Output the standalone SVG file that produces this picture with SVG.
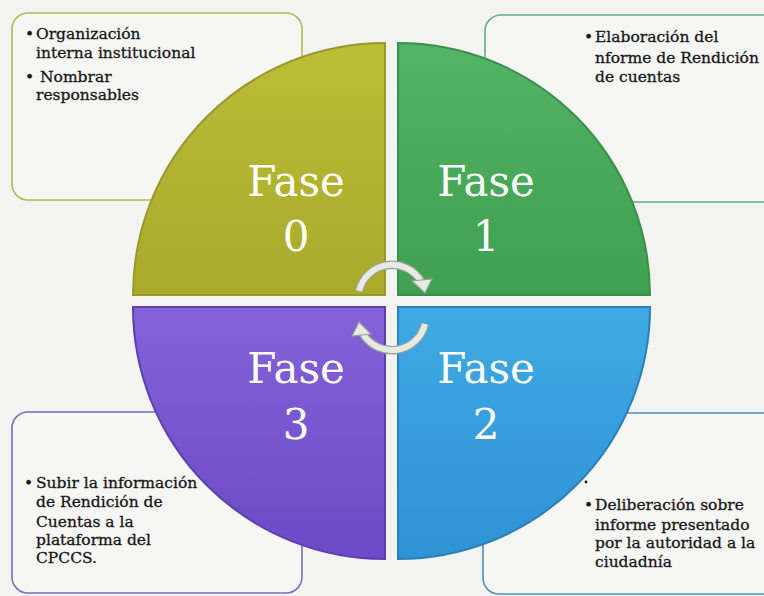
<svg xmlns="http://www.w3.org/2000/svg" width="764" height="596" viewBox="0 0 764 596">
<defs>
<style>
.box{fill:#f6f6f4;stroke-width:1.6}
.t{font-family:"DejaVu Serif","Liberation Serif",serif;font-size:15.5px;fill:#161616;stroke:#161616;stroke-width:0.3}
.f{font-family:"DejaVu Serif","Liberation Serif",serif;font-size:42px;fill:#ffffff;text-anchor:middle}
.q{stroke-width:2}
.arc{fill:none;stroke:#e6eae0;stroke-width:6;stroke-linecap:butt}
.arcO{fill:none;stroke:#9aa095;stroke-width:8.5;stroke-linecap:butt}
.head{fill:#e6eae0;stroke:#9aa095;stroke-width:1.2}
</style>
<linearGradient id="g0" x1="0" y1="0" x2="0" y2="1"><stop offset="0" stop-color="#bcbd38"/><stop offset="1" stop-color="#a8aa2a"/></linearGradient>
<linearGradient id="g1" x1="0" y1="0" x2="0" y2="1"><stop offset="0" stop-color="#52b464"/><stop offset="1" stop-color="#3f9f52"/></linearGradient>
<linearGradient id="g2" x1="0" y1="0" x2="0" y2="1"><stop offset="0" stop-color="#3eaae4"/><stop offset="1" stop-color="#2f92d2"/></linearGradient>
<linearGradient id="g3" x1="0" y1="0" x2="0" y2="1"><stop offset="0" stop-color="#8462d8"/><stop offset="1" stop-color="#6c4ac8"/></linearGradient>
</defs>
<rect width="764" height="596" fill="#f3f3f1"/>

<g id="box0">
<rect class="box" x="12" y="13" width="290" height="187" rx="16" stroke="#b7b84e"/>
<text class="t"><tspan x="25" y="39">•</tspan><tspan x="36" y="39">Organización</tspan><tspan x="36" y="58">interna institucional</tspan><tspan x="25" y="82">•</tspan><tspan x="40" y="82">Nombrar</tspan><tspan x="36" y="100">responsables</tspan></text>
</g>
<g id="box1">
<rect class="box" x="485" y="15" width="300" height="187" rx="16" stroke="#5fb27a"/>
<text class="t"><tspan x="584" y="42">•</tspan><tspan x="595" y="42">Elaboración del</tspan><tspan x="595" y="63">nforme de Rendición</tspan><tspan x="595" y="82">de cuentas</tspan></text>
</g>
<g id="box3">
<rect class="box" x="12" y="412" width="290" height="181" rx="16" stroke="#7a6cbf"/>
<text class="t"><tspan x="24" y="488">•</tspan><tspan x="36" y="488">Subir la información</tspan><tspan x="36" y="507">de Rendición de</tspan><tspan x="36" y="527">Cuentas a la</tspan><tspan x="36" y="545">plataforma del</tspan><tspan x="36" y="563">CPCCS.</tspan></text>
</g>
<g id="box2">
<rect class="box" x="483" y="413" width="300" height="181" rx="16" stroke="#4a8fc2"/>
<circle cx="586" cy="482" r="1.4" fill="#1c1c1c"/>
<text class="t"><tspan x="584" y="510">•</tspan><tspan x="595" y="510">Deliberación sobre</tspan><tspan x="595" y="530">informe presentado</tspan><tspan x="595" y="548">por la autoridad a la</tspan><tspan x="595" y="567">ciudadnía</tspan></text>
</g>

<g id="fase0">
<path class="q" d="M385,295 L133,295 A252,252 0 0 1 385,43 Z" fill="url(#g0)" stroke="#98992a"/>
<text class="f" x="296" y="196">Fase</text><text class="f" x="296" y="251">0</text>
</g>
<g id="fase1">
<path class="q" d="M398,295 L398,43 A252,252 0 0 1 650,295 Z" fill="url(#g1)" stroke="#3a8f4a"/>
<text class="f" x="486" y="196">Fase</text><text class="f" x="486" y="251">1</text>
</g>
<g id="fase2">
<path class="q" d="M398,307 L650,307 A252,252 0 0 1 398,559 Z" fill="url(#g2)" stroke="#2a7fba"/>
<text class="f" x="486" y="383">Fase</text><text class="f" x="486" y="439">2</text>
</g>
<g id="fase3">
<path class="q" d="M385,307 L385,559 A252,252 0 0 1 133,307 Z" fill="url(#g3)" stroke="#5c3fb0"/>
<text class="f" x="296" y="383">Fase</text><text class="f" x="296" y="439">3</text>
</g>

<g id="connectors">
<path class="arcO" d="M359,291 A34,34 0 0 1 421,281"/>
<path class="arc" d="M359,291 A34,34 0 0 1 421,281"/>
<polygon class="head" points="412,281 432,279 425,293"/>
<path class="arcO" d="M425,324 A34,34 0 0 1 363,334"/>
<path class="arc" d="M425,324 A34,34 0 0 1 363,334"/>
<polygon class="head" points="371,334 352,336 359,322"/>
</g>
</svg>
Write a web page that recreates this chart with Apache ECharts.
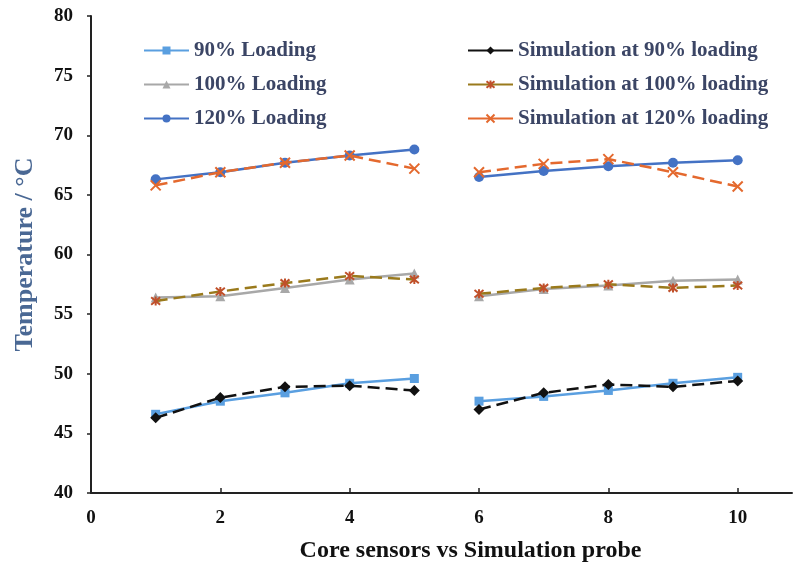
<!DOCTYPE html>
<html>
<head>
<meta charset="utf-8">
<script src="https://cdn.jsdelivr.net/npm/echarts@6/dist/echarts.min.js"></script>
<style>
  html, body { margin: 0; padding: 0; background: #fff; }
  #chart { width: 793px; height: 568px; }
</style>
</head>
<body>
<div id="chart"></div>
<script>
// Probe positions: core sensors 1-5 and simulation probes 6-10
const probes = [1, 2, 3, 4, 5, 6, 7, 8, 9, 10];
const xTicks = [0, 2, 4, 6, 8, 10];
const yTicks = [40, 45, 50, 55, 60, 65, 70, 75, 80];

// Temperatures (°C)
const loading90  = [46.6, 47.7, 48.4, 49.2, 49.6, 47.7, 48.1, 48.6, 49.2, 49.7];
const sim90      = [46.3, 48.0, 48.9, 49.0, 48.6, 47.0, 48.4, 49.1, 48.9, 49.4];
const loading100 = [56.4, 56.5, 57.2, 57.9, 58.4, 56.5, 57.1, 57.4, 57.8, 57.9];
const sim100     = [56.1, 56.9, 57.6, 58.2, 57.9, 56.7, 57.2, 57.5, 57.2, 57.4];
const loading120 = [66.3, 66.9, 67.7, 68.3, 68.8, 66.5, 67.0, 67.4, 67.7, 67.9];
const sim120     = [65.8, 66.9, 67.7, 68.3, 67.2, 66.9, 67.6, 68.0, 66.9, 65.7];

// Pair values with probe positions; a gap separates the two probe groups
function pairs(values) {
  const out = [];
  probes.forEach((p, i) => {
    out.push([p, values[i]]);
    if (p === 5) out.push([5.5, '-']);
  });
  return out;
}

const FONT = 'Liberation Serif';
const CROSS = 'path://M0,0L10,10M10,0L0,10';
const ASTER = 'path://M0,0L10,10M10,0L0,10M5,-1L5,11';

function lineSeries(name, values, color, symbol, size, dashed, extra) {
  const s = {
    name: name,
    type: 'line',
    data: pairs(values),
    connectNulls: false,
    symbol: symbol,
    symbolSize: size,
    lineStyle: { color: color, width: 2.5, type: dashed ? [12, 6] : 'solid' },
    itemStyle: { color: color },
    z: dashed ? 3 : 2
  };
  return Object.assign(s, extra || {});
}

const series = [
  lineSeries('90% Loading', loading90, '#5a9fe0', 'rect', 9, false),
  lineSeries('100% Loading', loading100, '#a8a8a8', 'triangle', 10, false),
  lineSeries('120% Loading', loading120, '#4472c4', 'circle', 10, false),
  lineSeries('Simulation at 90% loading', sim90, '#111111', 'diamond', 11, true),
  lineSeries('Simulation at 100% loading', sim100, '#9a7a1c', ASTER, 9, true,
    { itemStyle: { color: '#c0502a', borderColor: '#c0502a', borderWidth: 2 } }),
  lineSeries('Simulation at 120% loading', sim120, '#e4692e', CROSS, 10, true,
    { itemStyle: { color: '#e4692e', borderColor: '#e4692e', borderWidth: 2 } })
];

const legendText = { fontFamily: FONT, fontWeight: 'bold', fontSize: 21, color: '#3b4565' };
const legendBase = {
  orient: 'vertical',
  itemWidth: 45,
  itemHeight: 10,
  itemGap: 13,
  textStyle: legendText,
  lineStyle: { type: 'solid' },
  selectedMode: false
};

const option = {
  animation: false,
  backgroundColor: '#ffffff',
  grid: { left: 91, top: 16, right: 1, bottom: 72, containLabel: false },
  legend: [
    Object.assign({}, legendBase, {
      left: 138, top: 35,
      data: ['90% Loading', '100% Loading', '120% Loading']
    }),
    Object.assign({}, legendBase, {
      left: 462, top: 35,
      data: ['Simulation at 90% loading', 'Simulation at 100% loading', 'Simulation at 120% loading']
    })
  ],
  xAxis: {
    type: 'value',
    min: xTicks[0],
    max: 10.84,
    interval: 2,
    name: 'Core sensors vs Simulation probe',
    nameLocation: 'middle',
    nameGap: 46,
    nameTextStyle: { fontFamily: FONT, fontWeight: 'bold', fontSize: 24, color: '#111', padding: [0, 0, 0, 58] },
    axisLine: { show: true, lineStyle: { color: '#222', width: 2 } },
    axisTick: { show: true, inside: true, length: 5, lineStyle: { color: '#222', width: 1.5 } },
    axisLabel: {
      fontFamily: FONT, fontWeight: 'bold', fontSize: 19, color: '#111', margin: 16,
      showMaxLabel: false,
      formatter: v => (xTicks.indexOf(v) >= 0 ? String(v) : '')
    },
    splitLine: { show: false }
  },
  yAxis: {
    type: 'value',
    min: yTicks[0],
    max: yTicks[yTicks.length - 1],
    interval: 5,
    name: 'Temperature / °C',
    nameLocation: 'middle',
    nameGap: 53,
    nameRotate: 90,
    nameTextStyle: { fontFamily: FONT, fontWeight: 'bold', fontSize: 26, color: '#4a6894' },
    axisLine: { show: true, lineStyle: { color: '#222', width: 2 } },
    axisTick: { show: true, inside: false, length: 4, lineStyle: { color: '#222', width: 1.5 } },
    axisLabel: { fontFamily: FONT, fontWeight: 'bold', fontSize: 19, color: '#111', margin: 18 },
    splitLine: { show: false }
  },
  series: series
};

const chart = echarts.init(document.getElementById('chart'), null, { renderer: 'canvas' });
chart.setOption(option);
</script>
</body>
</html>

########################################

### SET TASK
Gather, from the listing above, every line carrying the word "with".

### RESPONSE TO THIS TASK
Output the standalone SVG file that produces this picture with SVG.
Write a web page that recreates this chart with Apache ECharts.
// Pair values with probe positions; a gap separates the two probe groups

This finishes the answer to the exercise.